Wendell Potter, a former executive at Cigna Corp., one of the nation’s largest health insurance corporations, told Noam N. Levey of the Chicago Tribune:

“The industry would love to have a Republican Congress. They were very, very successful during the years of Republican domination in Washington.”

Voters need to know that insurance corporations overwhelmingly favor Republicans and what the industry expects to get from the GOP. But Americans will not know how much money insurers and other corporations give to shadowy Republican fund-raising groups and what those donors demand.

A New York Times investigation provided some insight into one GOP shadow group, the American Future Fund. It has spent $6 million so far on ads attacking Democrats in 13 states. The Times discovered that Bruce Rastetter, CEO of Hawkeye Energy Holdings, one of the nation’s largest corn-based ethanol companies, provided the seed money for American Future Fund. The Times determined that American Future Fund money is funding ads to defeat Democrats who sit on legislative committees that directly affect the ethanol industry and agricultural subsidies.

Two other secretive Republican groups, American Crossroads GPS and the so-called U.S. Chamber of Commerce, plan to spend $145 million to crush Democrats while concealing their funding sources from Americans.

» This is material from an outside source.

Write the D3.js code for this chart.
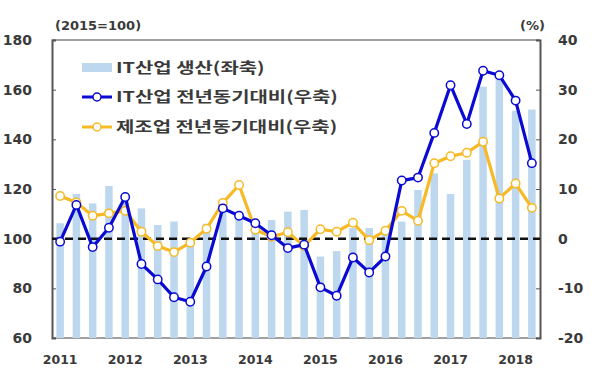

American Crossroads GPS, brainchild of Republican operative Karl Rove, plans to spend $70 million. Mel Sembler, a shopping mall magnate, told the New York Times that wealthy donors have given the GPS group six and seven-figure checks, and Republicans said one donor, who they refused to name, gave several million dollars. Sembler told the Times why clandestine giving is so attractive to corporations:

“They want to be able to be helpful but not be seen by the public as taking sides.”

What they don’t want to be seen doing is lining their pockets by buying Republican politicians. Neither do the Republican beneficiaries.

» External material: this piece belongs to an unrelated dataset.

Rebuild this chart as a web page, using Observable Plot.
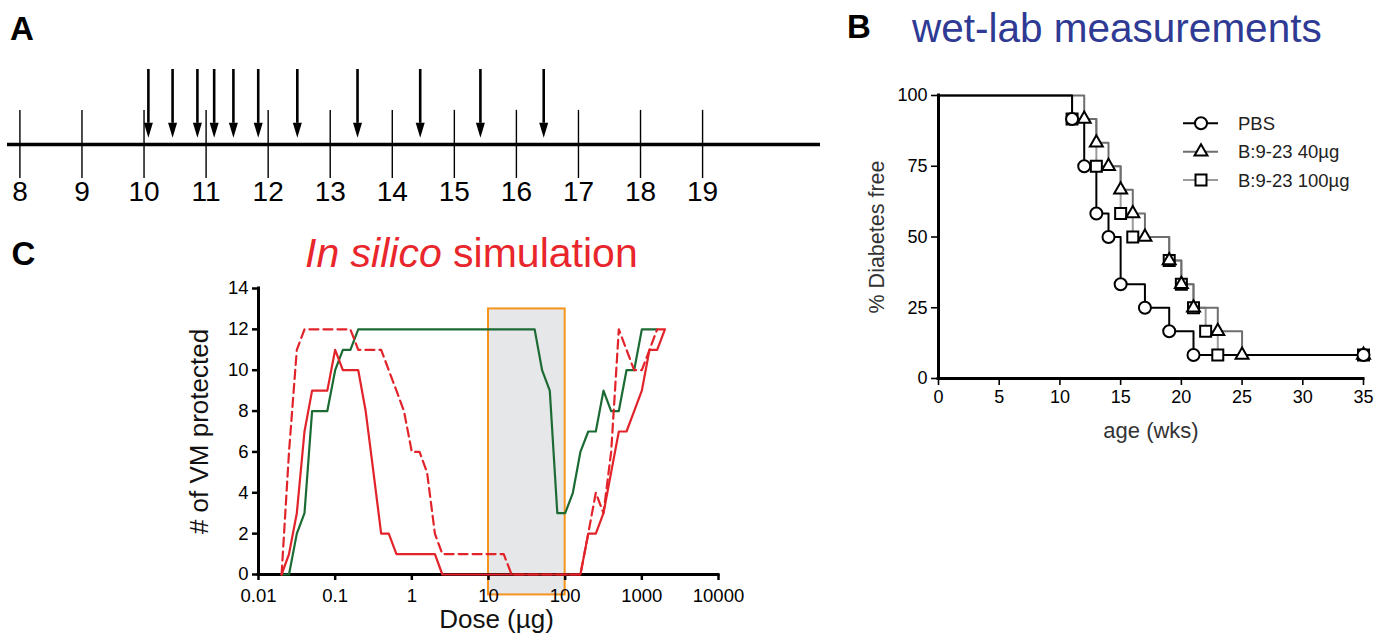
<!DOCTYPE html>
<html>
<head>
<meta charset="utf-8">
<script src="https://cdn.jsdelivr.net/npm/d3@7"></script>
<script src="https://cdn.jsdelivr.net/npm/@observablehq/plot@0.6"></script>
<style>
  html, body { margin: 0; padding: 0; background: #fff; }
  #fig { position: relative; width: 1386px; height: 642px; overflow: hidden; color: #000;
         font-family: "Liberation Sans", Arial, Helvetica, sans-serif; }
  .panel { position: absolute; }
  #overlay { position: absolute; left: 0; top: 0; pointer-events: none; }
</style>
</head>
<body>
<div id="fig">
  <div id="pa" class="panel" style="left:0px;top:0px"></div>
  <div id="pb" class="panel" style="left:860px;top:80px"></div>
  <div id="pc" class="panel" style="left:180px;top:270px"></div>
</div>
<script>
// ---------- Panel A: injection schedule (weeks of age) ----------
const weeks = [8, 9, 10, 11, 12, 13, 14, 15, 16, 17, 18, 19];
const injectionWeeks = [10.07, 10.46, 10.86, 11.13, 11.44, 11.84, 12.47, 13.44, 14.45, 15.42, 16.44];

// ---------- Panel B: wet-lab survival (% diabetes free) ----------
const pbsAge   = [0, 11, 12, 13, 14, 15, 17, 19, 21, 35];
const pbsFree  = [100, 91.67, 75, 58.33, 50, 33.33, 25, 16.67, 8.33, 8.33];
const b40Age   = [0, 12, 13, 14, 15, 16, 17, 19, 20, 21, 23, 25, 35];
const b40Free  = [100, 91.67, 83.33, 75, 66.67, 58.33, 50, 41.67, 33.33, 25, 16.67, 8.33, 8.33];
const b100Age  = [0, 11, 13, 15, 16, 19, 20, 21, 22, 23, 35];
const b100Free = [100, 91.67, 75, 58.33, 50, 41.67, 33.33, 25, 16.67, 8.33, 8.33];
const seriesNames = ["PBS", "B:9-23 40µg", "B:9-23 100µg"];
const ageTicks  = [0, 5, 10, 15, 20, 25, 30, 35];
const freeTicks = [0, 25, 50, 75, 100];

// ---------- Panel C: in silico simulation ----------
const redSolidDose  = [0.02, 0.025, 0.0316, 0.0398, 0.05, 0.079, 0.1, 0.126, 0.2, 0.25, 0.316, 0.398, 0.5, 0.63, 2.0, 2.5, 158, 200, 251, 316, 398, 501, 631, 794, 1000, 1259, 1585, 2000];
const redSolidCount = [0, 1, 3, 7, 9, 9, 11, 10, 10, 8, 5, 2, 2, 1, 1, 0, 0, 2, 2, 3, 5, 7, 7, 8, 9, 11, 11, 12];
const redDashDose   = [0.02, 0.025, 0.0316, 0.0398, 0.158, 0.2, 0.398, 0.5, 0.63, 0.79, 1.0, 1.26, 1.58, 2.0, 2.5, 15.8, 20, 158, 200, 251, 316, 398, 501, 631, 794, 1000, 1259, 1585, 2000];
const redDashCount  = [0, 6, 11, 12, 12, 11, 11, 10, 9, 8, 6, 6, 5, 2, 1, 1, 0, 0, 2, 4, 3, 6, 12, 11, 10, 10, 11, 12, 12];
const greenDose     = [0.02, 0.025, 0.0316, 0.0398, 0.05, 0.079, 0.1, 0.126, 0.158, 0.2, 40, 50, 63, 79, 100, 126, 158, 200, 251, 316, 398, 501, 631, 794, 1000, 1585];
const greenCount    = [0, 0, 2, 3, 8, 8, 10, 11, 11, 12, 12, 10, 9, 3, 3, 4, 6, 7, 7, 9, 8, 8, 10, 10, 12, 12];
const windowDose    = [10, 100];
const windowCount   = [-1, 13];
const doseTicks  = [0.01, 0.1, 1, 10, 100, 1000, 10000];
const countTicks = [0, 2, 4, 6, 8, 10, 12, 14];

const font = '"Liberation Sans", Arial, Helvetica, sans-serif';

// ===== Panel A =====
const arrowHead = { draw(ctx) { ctx.moveTo(-4.5, -15); ctx.lineTo(0, 0); ctx.lineTo(4.5, -15); ctx.closePath(); } };
const plotA = Plot.plot({
  width: 830, height: 215, marginLeft: 7, marginRight: 10, marginTop: 69, marginBottom: 37,
  style: {background: "transparent", fontFamily: font, overflow: "visible", color: "black"},
  x: {domain: [7.8, 20.9], axis: null},
  y: {domain: [-1, 2.2], axis: null},
  marks: [
    Plot.ruleX(weeks, {x: d => d, y1: -1, y2: 1, stroke: "black", strokeWidth: 1.4}),
    Plot.ruleY([0], {x1: 7.8, x2: 20.9, stroke: "black", strokeWidth: 3.5}),
    Plot.ruleX(injectionWeeks, {x: d => d, y1: 0.62, y2: 2.2, stroke: "black", strokeWidth: 2.6}),
    Plot.dot(injectionWeeks, {x: d => d, y: 0.2, symbol: arrowHead, fill: "black", stroke: "none"}),
    Plot.text(weeks, {x: d => d, y: -1, dy: 14, text: d => String(d), fontSize: 28, fill: "black", fontFamily: font})
  ]
});
document.getElementById("pa").appendChild(plotA);

// ===== Panel B =====
const seriesB = [
  {name: seriesNames[2], age: b100Age, free: b100Free, symbol: "square",   color: "#9b9b9b", r: 6.2},
  {name: seriesNames[1], age: b40Age,  free: b40Free,  symbol: "triangle", color: "#6e6e6e", r: 4.8},
  {name: seriesNames[0], age: pbsAge,  free: pbsFree,  symbol: "circle",   color: "black",   r: 6}
];
const lineMarksB = seriesB.map(s =>
  Plot.line(d3.range(s.age.length), {x: i => s.age[i], y: i => s.free[i], curve: "step-after",
    stroke: s.color, strokeWidth: 2}));
const dotMarksB = seriesB.map(s =>
  Plot.dot(d3.range(1, s.age.length), {x: i => s.age[i], y: i => s.free[i], symbol: s.symbol, r: s.r,
    stroke: "black", strokeWidth: 2, fill: "white"}));
const plotB = Plot.plot({
  width: 520, height: 380, marginLeft: 78, marginRight: 17, marginTop: 15, marginBottom: 82,
  style: {background: "transparent", fontFamily: font, overflow: "visible", color: "black"},
  x: {domain: [0, 35]},
  y: {domain: [0, 100]},
  marks: [
    Plot.axisX({ticks: ageTicks, tickSize: 7, tickPadding: 5, fontSize: 18, strokeWidth: 1.6, label: null}),
    Plot.axisY({ticks: freeTicks, tickSize: 7, tickPadding: 4, fontSize: 18, strokeWidth: 1.6, label: null}),
    ...lineMarksB,
    ...dotMarksB,
    Plot.ruleY([0], {x1: 0, x2: 35, stroke: "black", strokeWidth: 3, strokeLinecap: "square"}),
    Plot.ruleX([0], {y1: 0, y2: 100, stroke: "black", strokeWidth: 3, strokeLinecap: "square"}),
    Plot.text(["age (wks)"], {text: d => d, frameAnchor: "bottom", textAnchor: "middle", dy: 59, fontSize: 22, fill: "#333", fontFamily: font}),
    Plot.text(["% Diabetes free"], {text: d => d, frameAnchor: "left", textAnchor: "middle", dx: -61, rotate: -90, fontSize: 21.5, fill: "#333", fontFamily: font})
  ]
});
document.getElementById("pb").appendChild(plotB);

// ===== Panel C =====
const plotC = Plot.plot({
  width: 560, height: 372, marginLeft: 78, marginRight: 22, marginTop: 18, marginBottom: 68,
  style: {background: "transparent", fontFamily: font, overflow: "visible", color: "black"},
  x: {type: "log", domain: [0.01, 10000]},
  y: {domain: [0, 14]},
  marks: [
    Plot.rect([0], {x1: windowDose[0], x2: windowDose[1], y1: windowCount[0], y2: windowCount[1],
      fill: "#e6e7e8", stroke: "#f7941d", strokeWidth: 2}),
    Plot.axisX({ticks: doseTicks, tickFormat: d => String(d), tickSize: 6, tickPadding: 8, fontSize: 18.5, strokeWidth: 2.5, label: null}),
    Plot.axisY({ticks: countTicks, tickSize: 6, tickPadding: 4, fontSize: 18.5, strokeWidth: 2.5, label: null}),
    Plot.ruleY([0], {x1: 0.01, x2: 10000, stroke: "black", strokeWidth: 3, strokeLinecap: "square"}),
    Plot.ruleX([0.01], {y1: 0, y2: 14, stroke: "black", strokeWidth: 3, strokeLinecap: "square"}),
    Plot.line(d3.range(greenDose.length), {x: i => greenDose[i], y: i => greenCount[i], stroke: "#1d6b34", strokeWidth: 2.2}),
    Plot.line(d3.range(redDashDose.length), {x: i => redDashDose[i], y: i => redDashCount[i], stroke: "#e2232a", strokeWidth: 2.2, strokeDasharray: "9,5"}),
    Plot.line(d3.range(redSolidDose.length), {x: i => redSolidDose[i], y: i => redSolidCount[i], stroke: "#e2232a", strokeWidth: 2.2}),
    Plot.text(["Dose (µg)"], {text: d => d, frameAnchor: "bottom", textAnchor: "middle", dx: 8, dy: 53, fontSize: 26, fill: "#111", fontFamily: font}),
    Plot.text(["# of VM protected"], {text: d => d, frameAnchor: "left", textAnchor: "middle", dx: -59, rotate: -90, fontSize: 26, fill: "#111", fontFamily: font})
  ]
});
document.getElementById("pc").appendChild(plotC);

// ===== Overlay: panel letters, titles, legend of B =====
const overlay = d3.select("#fig").append("svg").attr("id", "overlay")
  .attr("width", 1386).attr("height", 642).style("font-family", font);
[["A", 10, 39.5], ["B", 847, 37.5], ["C", 11.5, 264.5]].forEach(([t, x, y]) =>
  overlay.append("text").attr("x", x).attr("y", y).attr("font-size", 33).attr("font-weight", "bold").attr("fill", "#000").text(t));

overlay.append("text").attr("x", 912).attr("y", 41.5).attr("font-size", 40.5).attr("fill", "#2f3a94").text("wet-lab measurements");
const tc = overlay.append("text").attr("x", 305).attr("y", 266.5).attr("font-size", 41).attr("fill", "#e8262b").style("white-space", "pre");
tc.append("tspan").attr("font-style", "italic").text("In silico");
tc.append("tspan").text(" simulation");

const legendRows = [
  {name: seriesNames[0], sym: d3.symbolCircle,   r: 6,   color: "black"},
  {name: seriesNames[1], sym: d3.symbolTriangle, r: 4.8, color: "#6e6e6e"},
  {name: seriesNames[2], sym: d3.symbolSquare,   r: 6.2, color: "#9b9b9b"}
];
legendRows.forEach((row, k) => {
  const y = 123.3 + k * 28.4;
  const g = overlay.append("g");
  g.append("line").attr("x1", 1183).attr("x2", 1218).attr("y1", y).attr("y2", y).attr("stroke", row.color).attr("stroke-width", 2);
  g.append("path").attr("transform", `translate(1201,${y})`)
    .attr("d", d3.symbol(row.sym, row.r * row.r * Math.PI)())
    .attr("fill", "white").attr("stroke", "black").attr("stroke-width", 2);
  g.append("text").attr("x", 1238).attr("y", y).attr("dy", "0.35em").attr("font-size", 18.5).attr("fill", "#222").text(row.name);
});
</script>
</body>
</html>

Like GPS, the so-called U.S. Chamber of Commerce is an elephant-sized player in the secretive Republican support game. It has spent $25 million on more than 8,000 ads slamming Democrats and backing corporate Republican candidates. It plans to spend $50 million more.

Oddly, the commerce group calls itself the U.S. Chamber while admitting foreign firms and soliciting funds from corporations in places like Bahrain, India and Singapore whose interests may conflict with those of American companies and American citizens. An investigation by Think Progress, a project of the non-partisan Center for American Progress Action Fund, revealed that the so-called U.S. Chamber has accepted at least $885,000 from 84 foreign firms, money that it placed in the same account from which it draws funds to sponsor ads attacking Democratic candidates.

The so-called U.S. Chamber denied that it illegally co-mingles money it gets from foreign corporations with funds it uses to attack Democrats. When Think Progress and others asked the so-called U.S. Chamber to divulge the account’s firewall to the public, the so-called U.S. Chamber responded by repeating its assurance that it does nothing wrong and asserting, “We are not obligated to discuss our internal procedures.”

Basically, the so-called U.S. Chamber is saying, “trust us,” to the American public. On the other hand, the “U.S. Chamber” and groups like American Crossroads GPS don’t trust the American public to know their donor lists. What they don’t trust is that Americans will do what the GOP wants on Nov. 2 if Republicans’ corporate donors are exposed.

The USW challenges the “U.S. Chamber” and GOP funding groups like American Crossroads GPS to show their trust in the American people by disclosing their donors.